Cybersécurité : frictions entre l’Etat et le monde numérique
Matignon soutient un élargissement aux acteurs du Net des obligations dévolues aux opérateurs d’importance vitale.
Par Sandrine Cassini
Sueurs froides dans le petit monde du numérique. Editeurs de logiciels, hébergeurs, services de cloud et sites d’e-commerce passeront-ils sous la coupe de l’Agence Nationale de la Sécurité des Systèmes d’information (ANSSI), organisme d’Etat chargé de la cyber-sécurité française ? C’est la crainte de nombreux professionnels, alors que le Conseil européen des ministres des télécoms examine ce jeudi à Bruxelles le projet de directive « Sécurité des réseaux et des infrastructures », dite NIS. Les Etats doivent décider s’ils élargissent aux acteurs de l’Internet les obligations dévolues aux opérateurs d’importance vitale (OIV). Le texte sera ensuite négocié avec le Parlement et la Commission européenne avant son adoption finale.
Soumettre le champ privé au champ régalien
Aujourd’hui, les OIV (banques, réseaux télécoms, opérateurs d’énergies...) sont par exemple tenus de reporter systématiquement tous les incidents détectés dans les réseaux, de former des directeurs de sécurité, de répondre aux audits de l’ANSSI, etc. Autant d’obligations qui ont un coût non négligeable, en particulier pour des PME, et qui posent question quant à la légitimité d’une agence d’Etat à pénétrer dans les systèmes d’information d'une entreprise privée. « Sous couvert de cyber-sécurité, il s’agit de soumettre le champ privé au champ régalien », résume Laurent Baudart, délégué général du Syntec Numérique, qui représente les sociétés informatiques et les éditeurs de logiciels.

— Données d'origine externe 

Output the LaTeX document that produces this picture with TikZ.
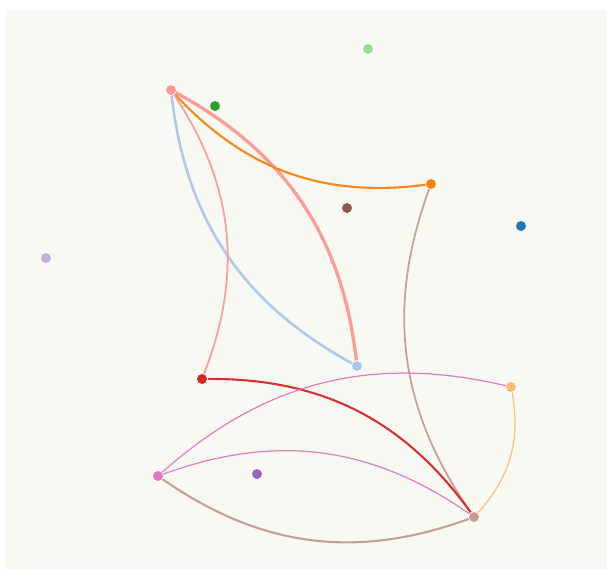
\documentclass[tikz,border=0pt]{standalone}
\usepackage{tikz}
\pgfdeclarelayer{back}
\pgfdeclarelayer{links}
\pgfsetlayers{back,links,main}

\definecolor{bgc}{HTML}{F9F9F4}
\definecolor{cblue}{HTML}{1F77B4}
\definecolor{clblue}{HTML}{AEC7E8}
\definecolor{corange}{HTML}{FF7F0E}
\definecolor{clorange}{HTML}{FFBB78}
\definecolor{cgreen}{HTML}{2CA02C}
\definecolor{clgreen}{HTML}{98DF8A}
\definecolor{cred}{HTML}{D62728}
\definecolor{clred}{HTML}{FF9896}
\definecolor{cpurple}{HTML}{9467BD}
\definecolor{clpurple}{HTML}{C5B0D5}
\definecolor{cbrown}{HTML}{8C564B}
\definecolor{clbrown}{HTML}{C49C94}
\definecolor{cpink}{HTML}{E377C2}

\begin{document}
\begin{tikzpicture}[x=0.02cm, y=-0.02cm, dot/.style={circle, inner sep=0pt, minimum size=0.22cm, draw=white, line width=0.4pt}, lk/.style={line cap=round, opacity=0.95}]
	\useasboundingbox (0,0) rectangle (607,569);
	\begin{pgfonlayer}{back}
	\fill[bgc] (6,10) rectangle (607,569);
	\end{pgfonlayer}
	\node[dot, fill=clred] (nlred) at (171,90) {};
	\node[dot, fill=cgreen] (ngreen) at (215,106) {};
	\node[dot, fill=clgreen] (nlgreen) at (368,49) {};
	\node[dot, fill=corange] (norange) at (431,184) {};
	\node[dot, fill=cbrown] (nbrown) at (347,208) {};
	\node[dot, fill=cblue] (nblue) at (521,226) {};
	\node[dot, fill=clpurple] (nlpurple) at (46,258) {};
	\node[dot, fill=clblue] (nlblue) at (357,366) {};
	\node[dot, fill=cred] (nred) at (202,379) {};
	\node[dot, fill=clorange] (nlorange) at (511,387) {};
	\node[dot, fill=cpink] (npink) at (158,476) {};
	\node[dot, fill=cpurple] (npurple) at (257,474) {};
	\node[dot, fill=clbrown] (nlbrown) at (474,517) {};
	\begin{pgfonlayer}{links}
	\foreach \a/\b/\c/\w/\ang in {nlred/nlblue/clred/1.9/28, nlblue/nlred/clblue/1.5/28, nlred/norange/corange/1.2/-28, nlred/nred/clred/1/28, norange/nlbrown/clbrown/1/-28, nred/nlbrown/cred/1.2/28, npink/nlorange/cpink/0.7/28, npink/nlbrown/cpink/0.7/28, npink/nlbrown/clbrown/1.2/-28, nlorange/nlbrown/clorange/0.7/28} {\draw[lk, draw=\c, line width=\w pt] (\a.center) to[bend left=\ang] (\b.center);}
	\end{pgfonlayer}
\end{tikzpicture}
\end{document}
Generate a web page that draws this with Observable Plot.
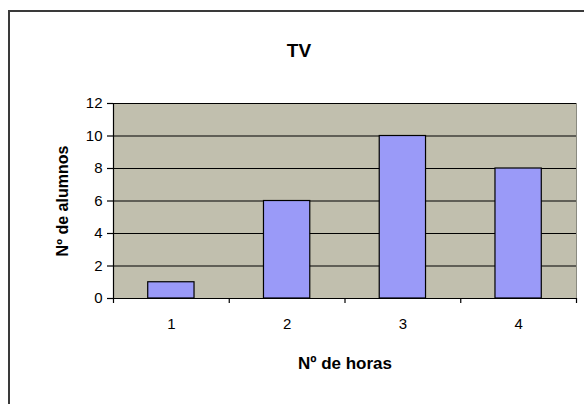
<!DOCTYPE html>
<html>
<head>
<meta charset="utf-8">
<script src="https://cdn.jsdelivr.net/npm/d3@7"></script>
<script src="https://cdn.jsdelivr.net/npm/@observablehq/plot@0.6"></script>
<style>
  html, body { margin: 0; padding: 0; background: #fff; overflow: hidden; width: 584px; height: 404px; }
  #wrap { position: relative; width: 584px; height: 404px; overflow: hidden; }
  #wrap svg { position: absolute; left: 0; top: 0; display: block; }
  #border { position: absolute; left: 8px; top: 10px; width: 600px; height: 420px; border: 2px solid #3a3a3a; box-sizing: border-box; pointer-events: none; }
</style>
</head>
<body>
<div id="wrap"><div id="border"></div></div>
<script>
const hours = [1, 2, 3, 4];
const students = [1, 6, 10, 8];
const yTicks = [0, 2, 4, 6, 8, 10, 12];
const xBounds = [0.5, 1.5, 2.5, 3.5, 4.5];
const title = "TV";
const xLabel = "Nº de horas";
const yLabel = "Nº de alumnos";

const data = hours.map((h, i) => ({h, n: students[i]}));
const barHalf = 0.2;

const chart = Plot.plot({
  width: 584,
  height: 404,
  marginLeft: 113,
  marginRight: 8,
  marginTop: 103,
  marginBottom: 106,
  style: {fontFamily: "'Liberation Sans', Arial, sans-serif", fontSize: "15px", color: "#000", background: "transparent"},
  x: {type: "linear", domain: [0.5, 4.5], axis: null, label: null},
  y: {domain: [0, 12], axis: null, label: null},
  marks: [
    Plot.frame({fill: "#c1bfae", stroke: "#8a8a80"}),
    Plot.ruleY(yTicks, {stroke: "#000", strokeWidth: 1.2}),
    Plot.rectY(data, {x1: d => d.h - barHalf, x2: d => d.h + barHalf, y: "n", fill: "#9a9af8", stroke: "#000", strokeWidth: 1.2}),
    Plot.ruleY([0], {stroke: "#000", strokeWidth: 1.2}),
    Plot.ruleX([0.5], {stroke: "#000", strokeWidth: 1.2}),
    Plot.axisY({ticks: yTicks, label: null, tickFormat: d => String(d), tickSize: 6, tickPadding: 5, fontSize: 15, stroke: "#000", strokeWidth: 1.2}),
    Plot.axisX({ticks: xBounds, label: null, tickSize: 5, tickFormat: () => "", stroke: "#000", strokeWidth: 1.2}),
    Plot.axisX({ticks: hours, label: null, tickFormat: d => String(d), tickSize: 0, tickPadding: 20, fontSize: 15}),
    Plot.text([title], {frameAnchor: "top", dx: -46, dy: -60, fontSize: 19, fontWeight: "bold"}),
    Plot.text([xLabel], {frameAnchor: "bottom", dy: 70, fontSize: 17, fontWeight: "bold", letterSpacing: "0.6px"}),
    Plot.text([yLabel], {frameAnchor: "left", textAnchor: "middle", dx: -51, rotate: -90, fontSize: 16, fontWeight: "bold", letterSpacing: "0.5px"})
  ]
});
document.getElementById("wrap").prepend(chart);
</script>
</body>
</html>
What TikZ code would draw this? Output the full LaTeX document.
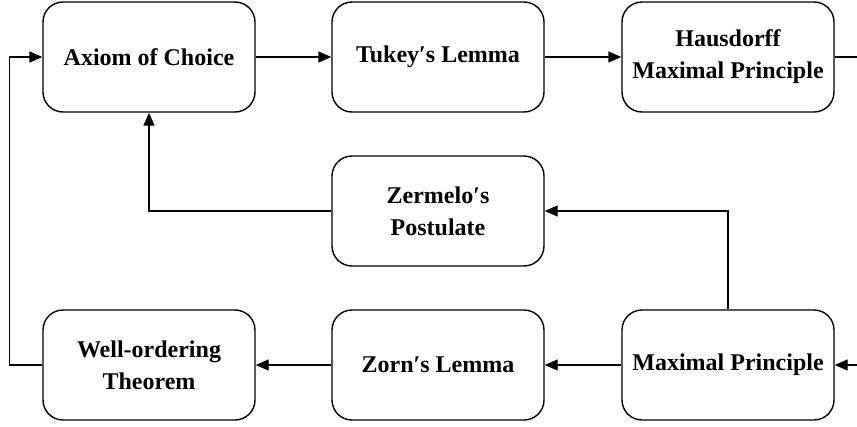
\documentclass[tikz,border=0pt]{standalone}
\usepackage{fontspec}
\setmainfont{Liberation Serif}
\usepackage{tikz}
\usetikzlibrary{arrows.meta}

\begin{document}
\begin{tikzpicture}[x=1pt, y=1pt, line width=1.4pt, >={Triangle[length=13pt, width=11pt]}]
            \useasboundingbox (0,0) rectangle (857,-426);

            \tikzstyle{myBox}=[draw, rounded corners=20pt, minimum width=212pt, minimum height=110pt,
                               align=center, font=\fontsize{24}{32}\selectfont\bfseries];
            \node[myBox] (aoc) at (149,-57) {Axiom of Choice};
            \node[myBox] (tukey) at (438,-57) {Tukey′s Lemma};
            \node[myBox] (haus) at (728,-57) {Hausdorff\\Maximal Principle};
            \node[myBox] (zerm) at (438,-211) {Zermelo′s\\Postulate};
            \node[myBox] (wo) at (149,-365) {Well-ordering\\Theorem};
            \node[myBox] (zorn) at (438,-365) {Zorn′s Lemma};
            \node[myBox] (maxp) at (728,-365) {Maximal Principle};

            \draw[->] (aoc) -- (tukey);
            \draw[->] (tukey) -- (haus);
            \draw[->] (haus.east) -- ++(35,0) |- (maxp.east);
            \draw[->] (maxp) -- (zorn);
            \draw[->] (zorn) -- (wo);
            \draw[->] (wo.west) -- ++(-33,0) |- (aoc.west);
            \draw[->] (maxp.north) |- (zerm.east);
            \draw[->] (zerm.west) -| (aoc.south);
         \end{tikzpicture}
\end{document}
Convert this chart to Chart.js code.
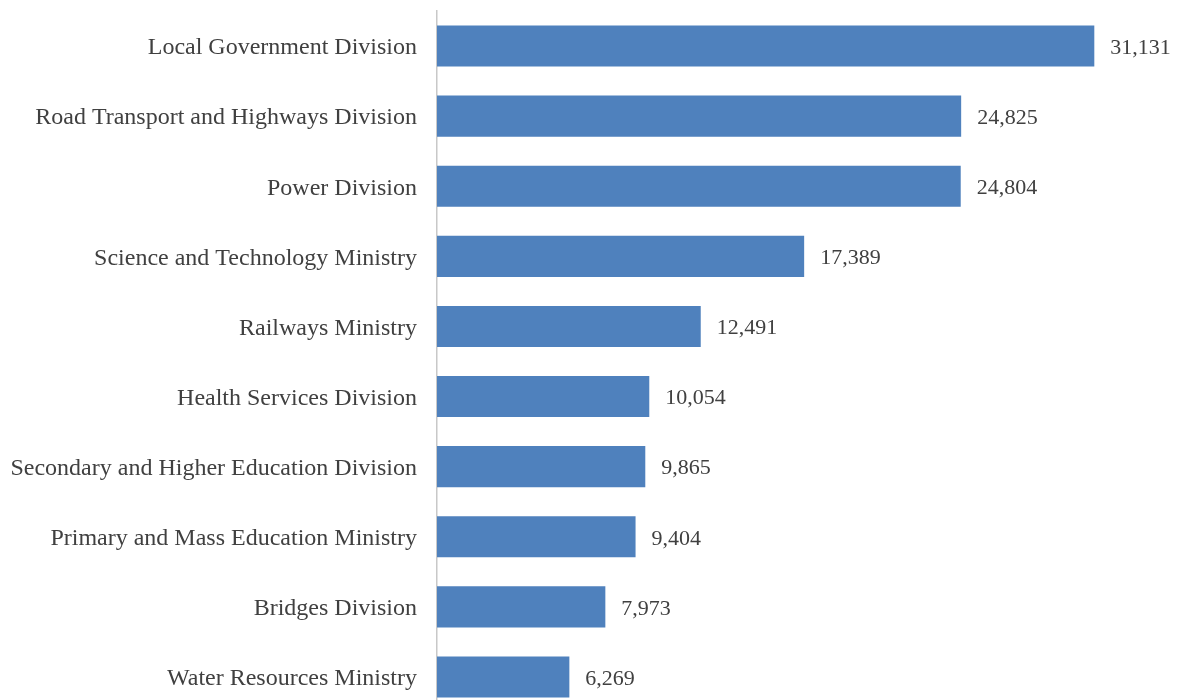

Manuel Valls favorable à cette mesure européenne
L’Allemagne et la France sont partisanes de cet élargissement. Selon nos informations, le cabinet de Manuel Valls l’a confirmé au Syntec Numérique mardi. Ainsi, d’après les conseillers du Premier ministre, il serait légitime pour l’ANSSI d’avoir « la main » sur les entreprises du secteur, une expression qui n’a pas tardé à transpirer à l’extérieur des murs de Matignon. « L’ANSSI n’a pas à mettre la main sur les acteurs du numérique ! », s’est révoltée dans un communiqué l’ASIC , qui représente les acteurs du Web (Facebook, Google, Microsoft, Dailymotion...). « Un développeur d’objets connectés devra-t-il bientôt confier les clés à l’ANSSI ? Un hébergeur de données devra-t-il également offrir un accès à toutes les données stockées ?», s’est emportée l’association. Pour l’AFDEL, qui défend les éditeurs de logiciels, une telle extension « déteriorerait la compétitivité des entreprises, en particulier des PME, et serait disproportionnée ».
Sont visés OVH, Office 365 de Microsoft et Google
Chez Axelle Lemaire, la secrétaire d’Etat au numérique, on tente de minimiser la portée d’une telle mesure. Toutes les entreprises ne seraient pas concernées, seulement « les points de connexion, les noms de domaine, les services de cloud ou de messagerie », fait-on valoir. Et seulement les plus importants, ceux dont l’arrêt aurait un impact économique majeur. Sont par exemple visés les hébergeurs comme OVH, la suite Office 365 de Microsoft, Google, et les services de cloud d’Amazon, mais pas son site d’e-commerce. Quant à Facebook, la question doit encore être tranchée.
Resterait à définir l’organisme chargé de mener ces contrôles. Le texte suggère de confier cette mission à l’ENISA, une agence européenne basée en Crète. Chez Axelle Lemaire, on souhaite évidemment que l’ANSSI conserve ses prérogatives et son indépendance.